Experienced in the field and equipped with an associate degree in early childhood education, she launched Grandma’s House Child Care. Her first clients were low-income working mothers whose daycare expenses were paid by the state. Six months after Tanner’s career change, she found herself on the brink of financial ruin. She had received no payment from the state for the eight children in her daily care.

“I was in business six months and not getting a paycheck. I was at the kitchen table with my assistant, a retired nurse, going over the bills. I’m feeding the kids, trying to pay my mortgage, trying to provide materials like books and toys, plus I haven’t paid my assistant,” she remembers. “Being in business for yourself in your own home, you have no one to go to. I’m sitting there, I’m stressed and the doorbell rings.”

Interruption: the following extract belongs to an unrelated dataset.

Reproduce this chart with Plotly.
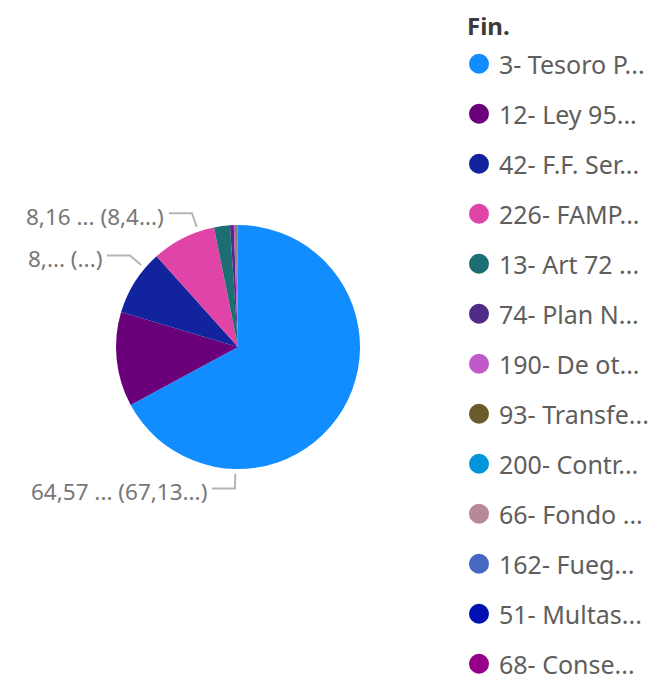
import math
import plotly.graph_objects as go

# ---------------- data ----------------
categories = [
    "3- Tesoro P...", "12- Ley 95...", "42- F.F. Ser...", "226- FAMP...",
    "13- Art 72 ...", "74- Plan N...", "190- De ot...", "93- Transfe...",
    "200- Contr...", "66- Fondo ...", "162- Fueg...", "51- Multas...",
    "68- Conse...",
]
values = [64.57, 12.02, 8.42, 8.16, 2.02, 0.48, 0.29, 0.10, 0.06, 0.04, 0.02, 0.01, 0.01]
colors = [
    "#118DFF", "#6B007B", "#12239E", "#E044A7", "#1C6E72", "#4F2D87",
    "#C05ACA", "#6B5A2B", "#0096D9", "#B88896", "#4668C5", "#0011B4",
    "#960088",
]
label_slices = [0, 2, 3]
label_texts = ["64,57 ... (67,13...)", "8,... (...)", "8,16 ... (8,4...)"]
legend_title = "Fin."

# ---------------- geometry (layout) ----------------
W, H = 670, 683
CX, CY, R = 230, 339, 122
FONT = "Noto Sans, Open Sans, sans-serif"


def px_to_paper(x, y):
    return x / W, 1 - y / H


fig = go.Figure()

fig.add_trace(go.Pie(
    labels=categories,
    values=values,
    marker=dict(colors=colors, line=dict(width=0)),
    sort=False,
    direction="clockwise",
    rotation=0,
    textinfo="none",
    showlegend=False,
    domain=dict(x=[(CX - R) / W, (CX + R) / W], y=[1 - (CY + R) / H, 1 - (CY - R) / H]),
    hovertemplate="%{label}<br>%{value} (%{percent})<extra></extra>",
))

# legend entries (round markers like the original)
for cat, col in zip(categories, colors):
    fig.add_trace(go.Scatter(
        x=[None], y=[None], mode="markers", name=cat, legendgroup=cat,
        marker=dict(size=16, color=col, line=dict(width=4, color=col)),
        hoverinfo="skip",
    ))

# leader lines and data labels computed from the slice angles
total = sum(values)
cum = [0]
for v in values:
    cum.append(cum[-1] + v)

shapes, annotations = [], []
for idx, txt in zip(label_slices, label_texts):
    a0 = cum[idx] / total * 360
    a1 = cum[idx + 1] / total * 360
    ang = math.radians(a0 + 0.75 * (a1 - a0))

    def pt(r):
        return CX + r * math.sin(ang), CY - r * math.cos(ang)

    x0, y0 = pt(R * 1.04)
    x1, y1 = pt(R * 1.16)
    side = -1 if math.sin(ang) < 0 else 1
    x2, y2 = x1 + side * 23, y1
    p0, p1, p2 = px_to_paper(x0, y0), px_to_paper(x1, y1), px_to_paper(x2, y2)
    shapes.append(dict(
        type="path", xref="paper", yref="paper",
        path=f"M {p0[0]},{p0[1]} L {p1[0]},{p1[1]} L {p2[0]},{p2[1]}",
        line=dict(color="#B5B5B5", width=2),
    ))
    tx, ty = px_to_paper(x2 + side * 3, y2 + 3)
    annotations.append(dict(
        x=tx, y=ty, xref="paper", yref="paper", text=txt, showarrow=False,
        xanchor="right" if side < 0 else "left", yanchor="middle",
        font=dict(family=FONT, size=22.5, color="#777777"),
    ))

# legend title
annotations.append(dict(
    x=458 / W, y=1, xref="paper", yref="paper", text=f"<b>{legend_title}</b>",
    showarrow=False, xanchor="left", yanchor="top", borderpad=0,
    font=dict(family=FONT, size=24, color="#3B3A39"),
))

fig.update_layout(
    width=W, height=H,
    margin=dict(l=0, r=0, t=0, b=0),
    paper_bgcolor="white", plot_bgcolor="white",
    xaxis=dict(visible=False), yaxis=dict(visible=False),
    shapes=shapes, annotations=annotations,
    showlegend=True,
    legend=dict(
        x=451 / W, y=1 - 33 / H, xanchor="left", yanchor="top",
        font=dict(family=FONT, size=25, color="#605E5C"),
        tracegroupgap=14.5, itemwidth=30, bgcolor="rgba(0,0,0,0)",
    ),
    font=dict(family=FONT),
)

fig.write_html("out.html")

At the door, as if on cue, was a representative of the Service Employees International Union (SEIU). Tanner attended an SEIU organizing meeting that night, found herself giving an impassioned speech and joining the union. “At that point I realized I wasn’t alone anymore,” she recalls. Thus began her commitment to improve the working conditions of Illinois child-care providers who contract with the state.

I had an interview with SEIU a couple of years ago to lead an education program out of their Los Angeles office. It was a long commute and one of those jobs that you had to breathe and sleep SEIU so I opted out of the second interview. But reading this story reminded me of the importance, the power, of unions.